NEW YORK (Reuters) – World stock markets rose on Monday and benchmark U.S. bond yields slipped from 13-month highs as investors looked to the U.S. central bank’s meeting later in the week.
Wall Street’s main indexes rallied in late afternoon trade after the benchmark S&P 500 closed at another record high, while European shares were flat after rising to pre-pandemic levels, with travel shares gaining in both regions.
MSCI’s gauge of stocks across the globe gained 0.37%.
The Federal Reserve’s two-day policy meeting ending on Wednesday is in focus with rising bond yields and concerns over a pickup in inflation. Fed policymakers are expected this week to forecast that the U.S. economy will grow in 2021 at the fastest rate in decades.
“I think there is still a bias toward accelerating economic growth,” said David Joy, chief market strategist at Ameriprise Financial.
On Wall Street, the Dow Jones Industrial Average rose 174.82 points, or 0.53%, to 32,953.46, the S&P 500 gained 25.6 points, or 0.65%, to 3,968.94 and the Nasdaq Composite added 139.84 points, or 1.05%, to 13,459.71.
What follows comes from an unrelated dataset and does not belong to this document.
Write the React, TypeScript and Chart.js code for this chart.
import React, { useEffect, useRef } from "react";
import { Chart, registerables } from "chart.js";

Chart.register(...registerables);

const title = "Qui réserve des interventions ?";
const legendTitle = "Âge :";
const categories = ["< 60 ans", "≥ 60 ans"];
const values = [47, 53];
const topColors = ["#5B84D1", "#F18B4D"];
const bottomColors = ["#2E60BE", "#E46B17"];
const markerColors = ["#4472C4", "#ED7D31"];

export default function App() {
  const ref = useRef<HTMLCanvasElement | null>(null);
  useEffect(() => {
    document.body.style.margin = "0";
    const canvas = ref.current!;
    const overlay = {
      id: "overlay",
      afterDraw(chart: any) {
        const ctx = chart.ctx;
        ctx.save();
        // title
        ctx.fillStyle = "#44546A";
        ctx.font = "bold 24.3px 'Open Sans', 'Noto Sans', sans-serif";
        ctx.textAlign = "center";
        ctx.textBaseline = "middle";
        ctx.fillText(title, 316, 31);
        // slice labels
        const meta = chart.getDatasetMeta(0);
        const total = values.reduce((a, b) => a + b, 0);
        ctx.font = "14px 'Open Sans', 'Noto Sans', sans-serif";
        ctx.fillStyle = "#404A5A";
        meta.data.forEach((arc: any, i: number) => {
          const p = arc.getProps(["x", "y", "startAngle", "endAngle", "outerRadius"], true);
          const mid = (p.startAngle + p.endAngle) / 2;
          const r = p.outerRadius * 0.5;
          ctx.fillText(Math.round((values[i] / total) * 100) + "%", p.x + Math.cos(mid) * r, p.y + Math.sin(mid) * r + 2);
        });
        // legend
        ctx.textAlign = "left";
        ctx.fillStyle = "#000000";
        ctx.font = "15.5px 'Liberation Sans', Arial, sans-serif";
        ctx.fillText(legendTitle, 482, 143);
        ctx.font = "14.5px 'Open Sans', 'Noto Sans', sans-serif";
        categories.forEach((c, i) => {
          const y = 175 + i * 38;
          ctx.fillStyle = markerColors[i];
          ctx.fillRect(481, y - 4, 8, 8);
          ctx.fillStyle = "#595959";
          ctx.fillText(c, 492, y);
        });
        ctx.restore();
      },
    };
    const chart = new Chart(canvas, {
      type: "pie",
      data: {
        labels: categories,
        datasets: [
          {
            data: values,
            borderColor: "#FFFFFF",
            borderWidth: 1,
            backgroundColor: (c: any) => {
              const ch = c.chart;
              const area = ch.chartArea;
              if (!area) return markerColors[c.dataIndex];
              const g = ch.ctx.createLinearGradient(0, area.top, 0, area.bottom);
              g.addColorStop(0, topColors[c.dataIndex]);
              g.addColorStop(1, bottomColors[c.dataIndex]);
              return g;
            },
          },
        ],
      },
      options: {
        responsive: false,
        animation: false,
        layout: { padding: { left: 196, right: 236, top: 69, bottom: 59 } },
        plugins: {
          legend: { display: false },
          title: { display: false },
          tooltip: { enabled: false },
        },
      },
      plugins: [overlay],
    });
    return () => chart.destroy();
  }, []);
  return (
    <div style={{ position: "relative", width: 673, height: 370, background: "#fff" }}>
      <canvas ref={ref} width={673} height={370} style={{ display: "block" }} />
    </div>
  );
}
Airline shares rose as the companies pointed to concrete signs of an industry recovery as a slowing COVID-19 pandemic helps leisure bookings.
Germany, France and Italy said they would hit pause on AstraZeneca COVID-19 shots after several countries reported possible serious side-effects, throwing Europe’s already struggling vaccination campaign into disarray.
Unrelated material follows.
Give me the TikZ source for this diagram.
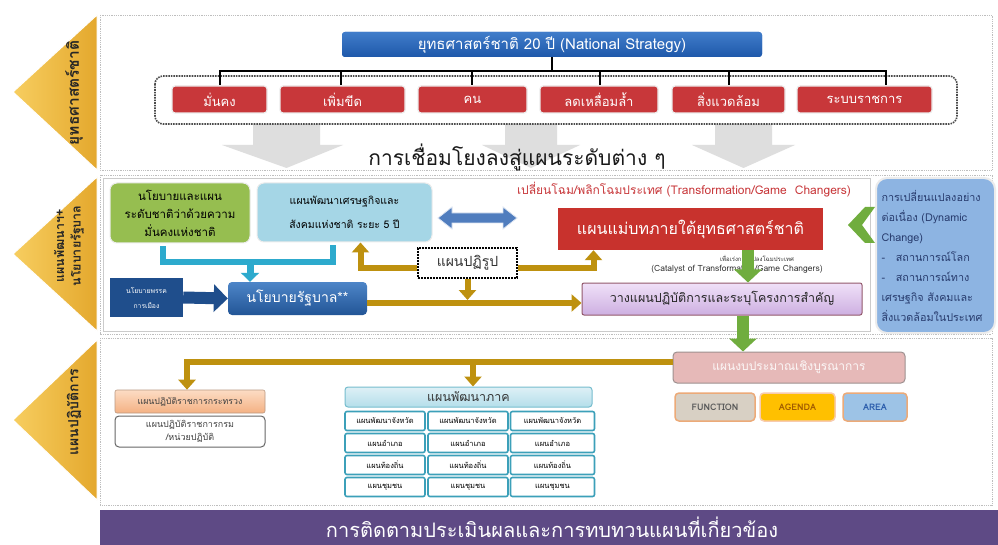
\documentclass[tikz,border=0pt]{standalone}
\usepackage{fontspec}
\setmainfont[Script=Thai]{Loma}
\usetikzlibrary{arrows.meta,calc}
\definecolor{gold}{RGB}{190,145,15}
\definecolor{chevL}{RGB}{247,206,96}
\definecolor{chevR}{RGB}{228,168,45}
\definecolor{nsblue}{RGB}{43,110,196}
\definecolor{nsblueD}{RGB}{30,88,170}
\definecolor{sred}{RGB}{200,55,58}
\definecolor{mred}{RGB}{200,50,45}
\definecolor{olive}{RGB}{150,190,80}
\definecolor{ltcyan}{RGB}{165,214,230}
\definecolor{navy}{RGB}{31,78,140}
\definecolor{govblue}{RGB}{46,112,190}
\definecolor{cyanline}{RGB}{45,170,205}
\definecolor{dblue}{RGB}{80,125,190}
\definecolor{dynblue}{RGB}{141,180,226}
\definecolor{dyntext}{RGB}{40,60,110}
\definecolor{lgreen}{RGB}{112,173,62}
\definecolor{purpL}{RGB}{240,225,248}
\definecolor{purpD}{RGB}{205,175,225}
\definecolor{pinkbox}{RGB}{230,185,184}
\definecolor{barpurple}{RGB}{94,74,133}
\definecolor{teal}{RGB}{60,160,185}
\definecolor{regL}{RGB}{222,240,246}
\definecolor{regD}{RGB}{180,222,234}
\definecolor{orgL}{RGB}{252,220,196}
\definecolor{orgD}{RGB}{244,177,131}
\definecolor{panelgray}{RGB}{190,190,190}
\definecolor{arrowgray}{RGB}{222,222,222}
\begin{document}
\begin{tikzpicture}[x=1pt,y=-1pt,
  fs/.style={font=\fontsize{#1}{#1}\linespread{1.25}\selectfont},
  panel/.style={draw=panelgray, densely dotted, line width=0.8pt},
  chev/.style={left color=chevL, right color=chevR, draw=white, line width=1pt},
  chevtext/.style={rotate=90, align=center, text=black!85},
  redbox/.style={fill=sred, draw=white!85!gray, line width=1.2pt, rounded corners=3pt, minimum height=27pt, text=white, fs=13, inner sep=0pt},
  goldarr/.style={draw=gold, line width=6pt, -{Triangle[width=17pt,length=10pt]}},
  greenarr/.style={draw=lgreen, line width=12pt, -{Triangle[width=27pt,length=13pt]}},
  gridbox/.style={draw=teal, line width=1.6pt, fill=white, rounded corners=2pt, minimum width=80pt, minimum height=19pt, inner sep=0pt, fs=7.5},
  tagbox/.style={rounded corners=4pt, line width=1.5pt, minimum height=28pt, inner sep=0pt, font=\fontsize{9}{10}\selectfont\bfseries}
]
\useasboundingbox (0,0) rectangle (998,545);
\fill[white] (0,0) rectangle (998,545);

% ---------- panels ----------
\draw[panel] (100,15) rectangle (992,170);
\draw[panel] (100,175) rectangle (992,334);
\draw[panel] (100,338) rectangle (992,505);
\draw[draw=panelgray!80, line width=0.6pt] (103,178) rectangle (870,331);

% ---------- chevrons ----------
\path[chev] (97,15) -- (13,92) -- (97,170) -- cycle;
\path[chev] (97,177) -- (13,254) -- (97,331) -- cycle;
\path[chev] (97,340) -- (13,420) -- (97,500) -- cycle;
\node[chevtext, font=\fontsize{15.5}{16}\selectfont\bfseries] (c1) at (74,93) {ยุทธศาสตร์ชาติ};
\node[chevtext, font=\fontsize{12.5}{16.5}\selectfont\bfseries] (c2) at (69,246) {แผนพัฒนาฯ+\\นโยบายรัฐบาล};
\node[chevtext, font=\fontsize{14}{15}\selectfont\bfseries] (c3) at (74,412) {แผนปฏิบัติการ};

% ---------- section 1 ----------
\fill[arrowgray] (253,124) -- (320,124) -- (320,145) -- (343,145) -- (286.5,168) -- (222,145) -- (253,145) -- cycle;
\fill[arrowgray] (505,124) -- (557,124) -- (557,145) -- (580,145) -- (531,168) -- (482,145) -- (505,145) -- cycle;
\fill[arrowgray] (715,124) -- (772,124) -- (772,145) -- (795,145) -- (743.5,168) -- (692,145) -- (715,145) -- cycle;

\node[fill=nsblue, top color=nsblue!90!white, bottom color=nsblueD, rounded corners=3pt, minimum width=420pt, minimum height=25pt, text=white, fs=15, inner sep=0pt] (ns) at (552,44.5) {ยุทธศาสตร์ชาติ 20 ปี (National Strategy)};

\draw[black!70, densely dotted, line width=1.6pt, rounded corners=8pt] (155,76) rectangle (957,124);

\node[redbox, minimum width=95pt]  (r1) at (219.5,99.5) {มั่นคง};
\node[redbox, minimum width=125pt] (r2) at (342.5,99.5) {เพิ่มขีด};
\node[redbox, minimum width=109pt] (r3) at (472.5,99.5) {คน};
\node[redbox, minimum width=118pt] (r4) at (599,99.5) {ลดเหลื่อมล้ำ};
\node[redbox, minimum width=113pt] (r5) at (728.5,99.5) {สิ่งแวดล้อม};
\node[redbox, minimum width=135pt] (r6) at (864.5,99.5) {ระบบราชการ};

\coordinate (bus) at (552,71);
\draw[black, line width=2.2pt] (ns.south) -- (bus);
\foreach \n/\dx in {r1/0.5,r2/-1.5,r3/-0.5,r4/1,r5/0.5,r6/21.5}{
  \coordinate (t\n) at ($(\n.north)+(\dx,0)$);
  \draw[black, line width=2.2pt] (t\n |- bus) -- (t\n);
}
\draw[black, line width=2.2pt, line cap=rect] (tr1 |- bus) -- (tr6 |- bus);

\node[fs=21, text=black!90, inner sep=0pt] (link) at (517,157) {การเชื่อมโยงลงสู่แผนระดับต่าง ๆ};

% ---------- section 2 ----------
\node[fill=olive, draw=white!85!gray, line width=1pt, rounded corners=7pt, minimum width=140pt, minimum height=60pt, align=center, font=\fontsize{11.5}{18}\selectfont, inner sep=0pt] (green) at (180,213) {นโยบายและแผน\\ระดับชาติว่าด้วยความ\\มั่นคงแห่งชาติ};
\node[fill=ltcyan, draw=white!85!gray, line width=1pt, rounded corners=7pt, minimum width=175pt, minimum height=59pt, align=center, font=\fontsize{10.5}{24}\selectfont, inner sep=0pt] (ltblue) at (344.5,212.5) {แผนพัฒนาเศรษฐกิจและ\\สังคมแห่งชาติ ระยะ 5 ปี};

\node[text=sred, fs=12, inner sep=0pt] (transf) at (684,190) {เปลี่ยนโฉม/พลิกโฉมประเทศ (Transformation/Game~~Changers)};
\node[fill=mred, minimum width=265pt, minimum height=42pt, text=white, fs=16, inner sep=0pt] (redmain) at (690.5,229) {แผนแม่บทภายใต้ยุทธศาสตร์ชาติ};
\node[fs=6, inner sep=0pt, text=black!80] (cat1) at (757,258) {เพื่อเร่งการแปลงโฉมประเทศ};
\node[fs=8.5, inner sep=0pt, text=black!80] (cat2) at (737,269) {(Catalyst of Transformation/Game Changers)};

\node[top color=purpL, bottom color=purpD, draw=gray!70!purple, line width=1pt, rounded corners=2pt, minimum width=280pt, minimum height=32pt, fs=12.5, inner sep=0pt, text=black!85] (purple) at (722,299) {วางแผนปฏิบัติการและระบุโครงการสำคัญ};

\node[draw=black, densely dotted, line width=2pt, fill=white, minimum width=99pt, minimum height=30pt, fs=14, inner sep=0pt, text=black!80] (reform) at (467.5,263) {แผนปฏิรูป};

\node[fill=navy, minimum width=73pt, minimum height=39pt, align=center, text=white, font=\fontsize{6.8}{15}\selectfont, inner sep=0pt] (party) at (146.5,297.5) {นโยบายพรรค\\การเมือง};
\node[top color=govblue!85!white, bottom color=navy!80!govblue, rounded corners=4pt, minimum width=139pt, minimum height=33pt, text=white, fs=14, inner sep=0pt] (gov) at (297.5,298.5) {นโยบายรัฐบาล**};

\node[fill=dynblue, draw=white!85!gray, line width=2pt, rounded corners=11pt, minimum width=119pt, minimum height=155pt, align=left, text=dyntext, font=\fontsize{10.8}{20}\selectfont, inner sep=0pt, text width=108pt] (dyn) at (935.5,255.5) {การเปลี่ยนแปลงอย่าง\\ต่อเนื่อง (Dynamic\\Change)\\-\quad สถานการณ์โลก\\-\quad สถานการณ์ทาง\\เศรษฐกิจ สังคมและ\\สิ่งแวดล้อมในประเทศ};

% cyan bracket
\coordinate (brk) at (250,262);
\coordinate (bl) at ($(green.south)+(-17,3)$);
\coordinate (br) at ($(ltblue.south)+(-11.5,3)$);
\draw[cyanline, line width=6pt, line cap=butt, line join=miter] (bl) -- (bl |- brk) -- (br |- brk) -- (br);
\draw[cyanline, line width=7pt, -{Triangle[width=18pt,length=9pt]}] (brk) -- (brk |- gov.north);

% blue double arrow
\fill[dblue, draw=white!80!dblue, line width=0.8pt] (438,218) -- (452,207) -- (452,213) -- (503,213) -- (503,207) -- (517,218) -- (503,229) -- (503,223) -- (452,223) -- (452,229) -- cycle;

% navy arrow party -> gov
\draw[navy, line width=12pt, -{Triangle[width=27pt,length=14pt]}] (party.east) -- (gov.west);

% gold arrows around reform
\draw[goldarr] ($(reform.west)+(0,5)$) -| ($(ltblue.south)+(16,0)$);
\draw[goldarr] ($(reform.east)+(0,5)$) -| ($(redmain.south)+(-97,0)$);
\draw[goldarr] (reform.south) -- ($(reform.south)+(0,21)$);
\draw[goldarr] ($(gov.east)+(0,4.5)$) -- ($(purple.west)+(0,4)$);

% green chevron
\fill[lgreen] (848,225) -- (865,207) -- (875,207) -- (862,225) -- (875,243) -- (865,243) -- cycle;

% ---------- section 3 ----------
\node[fill=pinkbox, draw=gray!70!pinkbox, line width=1pt, rounded corners=4pt, minimum width=232pt, minimum height=31pt, text=white!90!pinkbox, fs=12, inner sep=0pt] (pink) at (789,367.5) {แผนงบประมาณเชิงบูรณาการ};

% green arrows
\coordinate (ga) at ($(redmain.south)+(57.5,0)$);
\coordinate (gb) at ($(purple.south)+(21,0)$);
\draw[greenarr] (ga) -- (ga |- purple.north);
\draw[greenarr] (gb) -- (gb |- pink.north);

\node[tagbox, fill={rgb,255:red,216;green,208;blue,196}, draw={rgb,255:red,236;green,170;blue,120}, minimum width=80pt, text=black!65] (fn) at (715,407) {FUNCTION};
\node[tagbox, fill={rgb,255:red,255;green,192;blue,0}, draw={rgb,255:red,248;green,203;blue,173}, minimum width=75pt, text={rgb,255:red,160;green,90;blue,0}] (ag) at (797.5,407) {AGENDA};
\node[tagbox, fill={rgb,255:red,157;green,195;blue,230}, draw={rgb,255:red,236;green,170;blue,120}, minimum width=64pt, text={rgb,255:red,40;green,90;blue,170}] (ar) at (875,407) {AREA};

\node[top color=orgL, bottom color=orgD, draw=gray!50!orgD, line width=0.6pt, rounded corners=2pt, minimum width=150pt, minimum height=23pt, fs=8.8, inner sep=0pt, text=black!75] (ministry) at (190,401.5) {แผนปฏิบัติราชการกระทรวง};
\node[fill=white, draw=gray!80!black, line width=1pt, rounded corners=4pt, minimum width=150pt, minimum height=31pt, align=center, font=\fontsize{9}{13}\selectfont, inner sep=0pt, text=black!75] (dept) at (190,431.5) {แผนปฏิบัติราชการกรม\\/หน่วยปฏิบัติ};

\node[top color=regL, bottom color=regD, draw=teal!70, line width=1pt, rounded corners=3pt, minimum width=247pt, minimum height=20pt, fs=12.5, inner sep=0pt, text=black!80] (region) at (468.5,397) {แผนพัฒนาภาค};

\foreach \r/\y/\t in {1/421/แผนพัฒนาจังหวัด,2/443/แผนอำเภอ,3/465/แผนท้องถิ่น,4/487/แผนชุมชน}{
  \node[gridbox] (g\r a) at (385,\y) {\t};
  \node[gridbox] (g\r b) at (468,\y) {\t};
  \node[gridbox, minimum width=84pt] (g\r c) at (552.5,\y) {\t};
}

\coordinate (gsplit) at (473,362);
\draw[goldarr] ($(pink.west)+(0,-5.5)$) -| ($(ministry.north)+(-3,0)$);
\draw[goldarr] (gsplit) -- (gsplit |- region.north);

% ---------- bottom bar ----------
\fill[barpurple] (100,510) rectangle (998,545);
\node[text=white, fs=20, inner sep=0pt] (bar) at (552,527.5) {การติดตามประเมินผลและการทบทวนแผนที่เกี่ยวข้อง};
\end{tikzpicture}
\end{document}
The pan-European STOXX 600 index was flat, after touching its highest level since February 2020, with travel stocks gaining.
The $1.9 trillion stimulus President Joe Biden signed into law last week, expected improving economic data and the rollout of COVID-19 vaccinations supported gains, even as investors were attuned to the outlook for monetary policy.
Longer-term U.S. Treasury yields fell as the market looked ahead to the Fed meeting and the latest government debt auctions.
The benchmark 10-year yield, which reached 1.642% on Friday, was last down 2.8 basis points at 1.6073%.
Rising inflation expectations could prompt the Federal Open Market Committee to signal it will start raising rates sooner than expected.
“Following the fiscal stimulus packages it is inevitable that Fed GDP forecasts will be revised up, and some FOMC members might think rates will have to move higher sooner than they anticipated last December,” economists at ANZ said.
In currencies trading, the dollar gained as traders cut their bearish bets on the greenback to four-month lows amid the recent rise in U.S. Treasury yields.
The dollar index rose 0.109%, with the euro down 0.18% to $1.1933.
Oil prices slipped, pulling back from earlier gains bolstered by strong Chinese economic news, because of concerns about potential U.S. tax increases to pay for infrastructure spending.
U.S. West Texas Intermediate crude for April settled at $65.39 a barrel, down 22 cents. Brent crude futures for May settled at $68.88 a barrel, losing 34 cents.